Pursuant to an offer of settlement in which Miikka Hautamaki (“Hautamaki”) neither admitted nor denied the rule violation upon which the penalty is based, and after Hautamaki voluntarily submitted himself to the jurisdiction of the BCC for purposes of settling this matter, on February 11, 2014, a Panel of the CME Business Conduct Committee found that on several occasions between August 1, 2009 and June 9, 2010, Hautamaki executed trades in the E-mini S&P 500 futures contract on the CME Globex electronic trading platform (“Globex”) where his account was on both the sell and buy sides of the transaction, resulting in no change in beneficial ownership. While Hautamaki did not specifically intend his orders to match, he knew, or should have known, they would match. The Panel concluded that in so doing, Hautamaki violated CME Rule 534.

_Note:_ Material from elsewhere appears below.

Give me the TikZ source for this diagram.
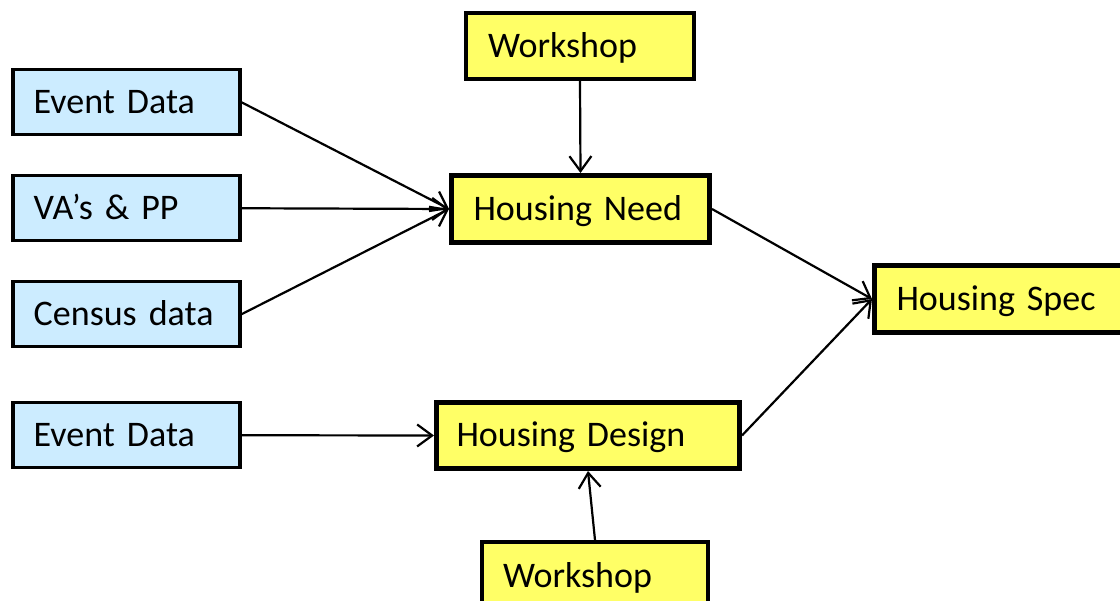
\documentclass[tikz,border=0pt]{standalone}
\usepackage{fontspec}
\setmainfont{Carlito}
\usetikzlibrary{arrows.meta}
\definecolor{bluefill}{HTML}{CCECFF}
\definecolor{yelfill}{HTML}{FFFF66}
\newcommand\myboxfont{\fontsize{36}{42}\selectfont\spaceskip=5pt\relax}
\begin{document}
\begin{tikzpicture}[x=1pt,y=-1pt,
  box/.style={draw=black, anchor=north west, align=left, text height=31pt, text depth=8pt,
    font=\myboxfont, inner ysep=0pt},
  src/.style={box, line width=3.5pt, fill=bluefill, minimum height=65pt, inner xsep=21pt, text width=185pt},
  yel/.style={box, line width=4.5pt, fill=yelfill},
  arr/.style={line width=2.2pt, -{Straight Barb[length=15pt,width=22pt,line width=2.2pt]}}]
\useasboundingbox (0,0) rectangle (1120,601);
\clip (0,0) rectangle (1120,601);
\fill[white] (0,0) rectangle (1120,601);
% sources
\node[src] (ev1) at (11,68) {Event Data};
\node[src] (va) at (11,174) {VA’s \& PP};
\node[src] (cen) at (11,280) {Census data};
\node[src] (ev2) at (11,401) {Event Data};
% yellow boxes
\node[yel, line width=4pt, minimum height=66pt, inner xsep=22pt, text width=184pt] (ws1) at (464,11) {Workshop};
\node[yel, line width=5pt, minimum height=67pt, inner xsep=22pt, text width=214pt] (need) at (449,173) {Housing Need};
\node[yel, line width=5pt, minimum height=67pt, inner xsep=22pt, text width=223pt] (spec) at (872,263) {Housing Spec};
\node[yel, line width=5pt, minimum height=66pt, inner xsep=20pt, text width=263pt] (design) at (434,400) {Housing Design};
\node[yel, line width=4pt, minimum height=67pt, inner xsep=21pt, text width=184pt] (ws2) at (480,540) {Workshop};
% connectors
\draw[arr] (ev1.east) -- (need.west);
\draw[arr] (va.east) -- (need.west);
\draw[arr] (cen.east) -- (need.west);
\draw[arr] (ws1.south) -- (need.north);
\draw[arr] (ev2.east) -- (design.west);
\draw[arr] (ws2.north) -- (design.south);
\draw[arr] (need.east) -- (spec.west);
\draw[arr] (design.east) -- (spec.west);
\end{tikzpicture}
\end{document}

In accordance with the settlement offer and in consideration of other factors in mitigation, the Panel fined Hautamaki $5,000. The Panel also suspended Hautamaki for a period of 50 business days from directly or indirectly accessing, placing orders or executing trades on any trading or clearing platform owned, controlled or operated by CME Group Inc., including, but not limited to, CME Globex, beginning on the effective date below and continuing through and including April 24, 2014.